Michael Brady quotes me as I display my usual degree of stupidity:
> Saul, suppose you and I look at a painting. You say, "Now, that's a work
of art." And I say, "No, that's a work of foopgoom."
>
> You say to me, "What the hell is 'foopgoom'?"
>
> I say to you, "What the hell is 'art'?"
>
> How would either of us go about showing the other was "wrong"?
It was stupid of me because, among other things, I should have said, "And a
second guy says, 'No, that's a work of foopgoom.'" I figured that by now you'd
know I myself would never in fact write that line except in parody. My point
was to show two listers mired in a hopeless squabble -- "hopeless" because
their suppressed ontic assumptions and their language are fatally muddled.
The muddled assumption I was parodying is the belief that the word 'art'
"refers to" some non-notional entity. Alas, Michael left off the last sentence
from the posting he was quoting:
"Even more interesting, how would you go about proving to me (assuming this
would be your position) that there is no such thing as "foopgoom", it's just
muddled notion in my mind?"
Michael himself is totally in the grip of that muddlement:
"You know, this stuff wasn't invented yesterday. "Art," has been around for a
long time, much longer than any of us has been looking at and discussing
"it". By now, we have a pretty good idea of what we're talking about."
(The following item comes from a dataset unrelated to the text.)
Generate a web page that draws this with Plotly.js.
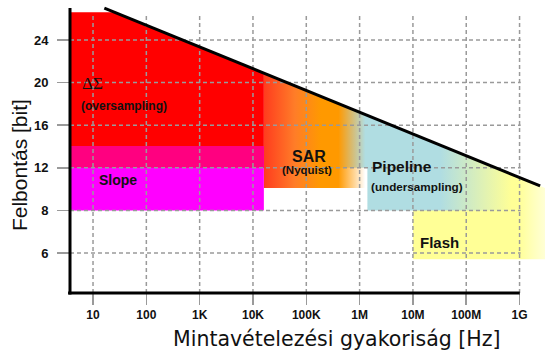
<!DOCTYPE html>
<html><head><meta charset="utf-8">
<script src="https://cdn.plot.ly/plotly-3.0.1.min.js"></script>
<style>body{margin:0;background:#fff}#chart{width:545px;height:352px}</style>
</head><body><div id="chart"></div><script>
// ---- data ----
const xTickVals = [10, 100, 1e3, 1e4, 1e5, 1e6, 1e7, 1e8, 1e9];
const xTickText = ['10', '100', '1K', '10K', '100K', '1M', '10M', '100M', '1G'];
const yTickBits = [6, 8, 12, 16, 20, 24];
const yTickText = ['6', '8', '12', '16', '20', '24'];
const freqRange = [3.7, 3.0e9];
const bitsRange = [4.12, 27.76];
// maximum-resolution trend line
const trendFreq = [16.3, 2.43e9];
const trendBits = [27.0, 10.3];
// architecture regions (frequency span, resolution span)
const dsFreq = [3.7, 1.6e4];      const dsBits = [12, 26.6];
const slopeFreq = [3.7, 1.6e4];   const slopeBits = [8, 14];
const sarFreq = [1.6e4, 1.4e6];   const sarBits = [10.1, 40];
const pipeFreq = [1.4e6, 1.05e9]; const pipeBits = [8, 40];
const pipeUpperFreq = 4.0e5;      const pipeUpperBits = 12;
const flashFreq = [1.0e7, 3.0e9]; const flashBits = [5.7, 40];
const gridTopBits = 26.55;
const gridRightFreq = 1.05e9;
// labels
const labels = [
  {text: 'ΔΣ', f: 5.7, b: 19.9, anchor: 'left', size: 17, serif: true, bold: false},
  {text: '(oversampling)', f: 5.5, b: 17.8, anchor: 'left', size: 12, bold: true},
  {text: 'Slope', f: 11.9, b: 10.9, anchor: 'left', size: 14, bold: true},
  {text: 'SAR', f: 1.1e5, b: 13.1, anchor: 'center', size: 16, bold: true},
  {text: '(Nyquist)', f: 1.03e5, b: 11.8, anchor: 'center', size: 11.5, bold: true},
  {text: 'Pipeline', f: 6.3e6, b: 12.1, anchor: 'center', size: 15.5, bold: true},
  {text: '(undersampling)', f: 1.2e7, b: 10.2, anchor: 'center', size: 11.7, bold: true},
  {text: 'Flash', f: 3.2e7, b: 6.47, anchor: 'center', size: 15, bold: true}
];

// ---- helpers ----
const L = Math.log10;
function lvl(b) { return b < 8 ? (b - 6) / 2 : 1 + (b - 8) / 4; }
function lineLvl(f) {
  const t = (L(f) - L(trendFreq[0])) / (L(trendFreq[1]) - L(trendFreq[0]));
  return lvl(trendBits[0]) + t * (lvl(trendBits[1]) - lvl(trendBits[0]));
}
function freqAtLvl(v) {
  const t = (v - lvl(trendBits[0])) / (lvl(trendBits[1]) - lvl(trendBits[0]));
  return Math.pow(10, L(trendFreq[0]) + t * (L(trendFreq[1]) - L(trendFreq[0])));
}
// polygon under the trend line, capped at bCap
function region(fLo, fHi, bLo, bCap, leftStep) {
  const cap = lvl(bCap);
  const xs = [], ys = [];
  xs.push(fLo, fHi); ys.push(lvl(bLo), lvl(bLo));
  xs.push(fHi); ys.push(Math.min(cap, lineLvl(fHi)));
  const fc = freqAtLvl(cap);
  const leftF = leftStep ? leftStep.f : fLo;
  if (fc > leftF && fc < fHi) { xs.push(fc, leftF); ys.push(cap, cap); }
  else { xs.push(leftF); ys.push(Math.min(cap, lineLvl(leftF))); }
  if (leftStep) { xs.push(leftStep.f, fLo); ys.push(lvl(leftStep.b), lvl(leftStep.b)); }
  xs.push(fLo); ys.push(lvl(bLo));
  return {x: xs, y: ys};
}
function poly(p, style) {
  return Object.assign({type: 'scatter', mode: 'lines', x: p.x, y: p.y, fill: 'toself',
    line: {width: 0}, hoverinfo: 'skip', showlegend: false}, style);
}

const traces = [];
// Flash
traces.push(poly(region(flashFreq[0], flashFreq[1], flashBits[0], flashBits[1]), {
  fillgradient: {type: 'horizontal', colorscale: [[0, 'rgb(255,255,150)'], [0.8, 'rgb(255,255,150)'], [1, 'rgba(255,255,170,0.5)']]}
}));
// Pipeline
traces.push(poly(region(pipeFreq[0], pipeFreq[1], pipeBits[0], pipeBits[1], {f: pipeUpperFreq, b: pipeUpperBits}), {
  fillgradient: {type: 'horizontal', colorscale: [[0, 'rgb(176,221,226)'], [0.56, 'rgb(176,221,226)'], [0.95, 'rgba(176,221,226,0)'], [1, 'rgba(176,221,226,0)']]}
}));
// SAR
traces.push(poly(region(sarFreq[0], sarFreq[1], sarBits[0], sarBits[1]), {
  fillgradient: {type: 'horizontal', colorscale: [[0, 'rgb(255,60,30)'], [0.3, 'rgb(255,125,40)'], [0.55, 'rgb(255,153,0)'], [0.72, 'rgb(255,153,0)'], [0.98, 'rgba(255,153,0,0)'], [1, 'rgba(255,153,0,0)']]}
}));
// Delta-Sigma
traces.push(poly(region(dsFreq[0], dsFreq[1], dsBits[0], dsBits[1]), {fillcolor: '#ff0000'}));
// Slope
traces.push(poly(region(slopeFreq[0], slopeFreq[1], slopeBits[0], slopeBits[1]), {fillcolor: '#ff00ff'}));
// overlap of Slope and Delta-Sigma
traces.push(poly(region(slopeFreq[0], slopeFreq[1], dsBits[0], slopeBits[1]), {fillcolor: '#ff0080'}));

// grid lines (above the regions)
const gx = [], gy = [];
xTickVals.forEach(v => { gx.push(v, v, null); gy.push(lvl(bitsRange[0]), lvl(gridTopBits), null); });
yTickBits.forEach(b => { gx.push(freqRange[0], gridRightFreq, null); gy.push(lvl(b), lvl(b), null); });
traces.push({type: 'scatter', mode: 'lines', x: gx, y: gy, connectgaps: false,
  line: {color: '#9a9a9a', width: 1.5, dash: '4px,3px'}, hoverinfo: 'skip', showlegend: false});

// trend line
traces.push({type: 'scatter', mode: 'lines', x: trendFreq, y: trendBits.map(lvl),
  line: {color: '#000', width: 3}, hoverinfo: 'skip', showlegend: false});

const annotations = labels.map(d => ({
  text: d.text, xref: 'x', yref: 'y', x: L(d.f), y: lvl(d.b), xanchor: d.anchor, yanchor: 'middle',
  showarrow: false,
  font: {family: d.serif ? 'Liberation Serif' : 'Liberation Sans', size: d.size, color: '#111', weight: d.bold ? 'bold' : 'normal'}
}));
annotations.push({text: 'Mintavételezési gyakoriság [Hz]', xref: 'paper', yref: 'paper', x: 0.56, y: -0.1553,
  xanchor: 'center', yanchor: 'middle', showarrow: false, borderpad: 0,
  font: {family: 'DejaVu Sans', size: 20.5, color: '#111'}});
annotations.push({text: 'Felbontás [bit]', xref: 'paper', yref: 'paper', x: -0.105, y: 0.437, textangle: -90,
  xanchor: 'center', yanchor: 'middle', showarrow: false, font: {family: 'Liberation Sans', size: 21, color: '#111'}});

const layout = {
  width: 545, height: 352,
  margin: {l: 70, r: 0, t: 0, b: 59, pad: 0},
  paper_bgcolor: '#fff', plot_bgcolor: '#fff',
  showlegend: false,
  xaxis: {type: 'log', range: [L(freqRange[0]), L(freqRange[1])], tickvals: xTickVals, ticktext: xTickText,
    ticks: 'outside', ticklen: 11, tickcolor: '#9a9a9a', tickwidth: 1.5, showgrid: false, showline: false, zeroline: false,
    tickfont: {family: 'Liberation Sans', size: 12, color: '#111', weight: 'bold'}},
  yaxis: {range: [lvl(bitsRange[0]), lvl(bitsRange[1])], tickvals: yTickBits.map(lvl), ticktext: yTickText,
    ticks: 'outside', ticklen: 12, tickcolor: '#9a9a9a', tickwidth: 1.5, showgrid: false, showline: false, zeroline: false,
    ticklabelstandoff: 6,
    tickfont: {family: 'Liberation Sans', size: 13, color: '#111', weight: 'bold'}},
  shapes: [
    {type: 'line', xref: 'paper', yref: 'paper', x0: -0.004, x1: 0.947, y0: 0, y1: 0, layer: 'above', line: {color: '#000', width: 3}},
    {type: 'line', xref: 'paper', yref: 'paper', x0: 0, x1: 0, y0: -0.005, y1: 0.973, layer: 'above', line: {color: '#000', width: 3}}
  ],
  annotations: annotations
};
Plotly.newPlot('chart', traces, layout, {staticPlot: true, displayModeBar: false});
</script></body></html>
No, Michael, you don't have a "pretty good idea" -- not for a philosophical
discussion.
Despite the hall-monitor image it entails, I'll continue trying to badger
listers into maintaining a firm grasp on the distinction between entities that
are solely notional and those that are non-notional, mind-independent. Listers
may say, "Well of course it's silliness to believe there are
external-to-the-mind "things" called good luck, holiness, curses, sins,
miracles, goodness, or
even evil. Whether we think we're talking about objects or "qualities", they're
only in our minds!"
But when it comes to that beguiling word, 'art', most listers can't even
entertain the idea that its alleged quasi-Platonic referent is just as
chimerical
as tree-spirits and the seven muses.
The badgering is difficult because, to achieve a degree of serviceable
understanding while staying on point, I regularly have to ignore fundamental
befuddlements. For example, Michael writes the seemingly innocent line:
"The squabbling doesn't arise over the term 'art' itself, but over how it's
applied and where its coverage ends."
But consider the phrase 'its coverage'. This assumes that words/terms do
something called 'cover' -- or they don't; that they 'apply' -- or don't. That
notion is folly. Words are inert; they DO nothing. They are the OCCASION for
action -- within a mind.
For that matter even the utterance "word" entails immense confusion. William
thinks he has used a reduction ad absurdum when he writes:
"If we don't know when an object is art, then we certainly don't know if an
utterance is a word."
But exactly one of my unaccustomed and hard-to-swallow points is that it's a
fundamental mistake to believe any utterance or scription either IS or IS NOT
a word. You may say you saw words printed on paper today. No. You saw ink on
paper; you've never seen a "word" in your life. Or heard one. "Foopgoom!" Did
you just hear a word? How would you tell? Run to your little dictionary? The
latest ones have lots of "new words". But they're only sounds they've at last
decided to call "words". What was their "is-ness" before?
But, again, to reach a degree of serviceable communication I have to use
'word' in these postings. Just as I have to use 'is'.
Michael writes:
"If Saul says. "Now, that's a work of art," I doubt you "completely
misunderstand" him."
But I've repeatedly asserted that "understanding" is always a matter of
degree -- and, though Michael put 'completely misunderstand' in quotes, it's
nothing I ever wrote (except, very possibly, in another moment of the degree of
stupidity I'm quite capable of).
When I just wrote, "Words are inert; they DO nothing. They are the OCCASION
for action -- within a mind," I was trying to convey that when we contemplate a
"word" the lump of links in our head summons up countless accumulated
associations in our mind, so what does come to mind is never exactly like the
notion of the writer/speaker. Still, it's very often serviceably close.
But when I write, "Words don't "HAVE MEANINGS"," it's a fairly sure bet that
most of the stirring notions in the minds of readers are NOT even serviceably
close to my notion -- just as they wouldn't be if I wrote: "Words do not
'refer', 'signify', 'name', or 'mean'. Words are inert. They don't "act", or
"do", or "cause". Kripke is wrong to think "names" 'pick out'."
For all this hall-monitoring, I'm sure there are listers who are saying to
themselves, "Old Cheerskep -- he's always faking stuff like this for the sake
of
argument. I'm sure he knows damn well what 'art' means."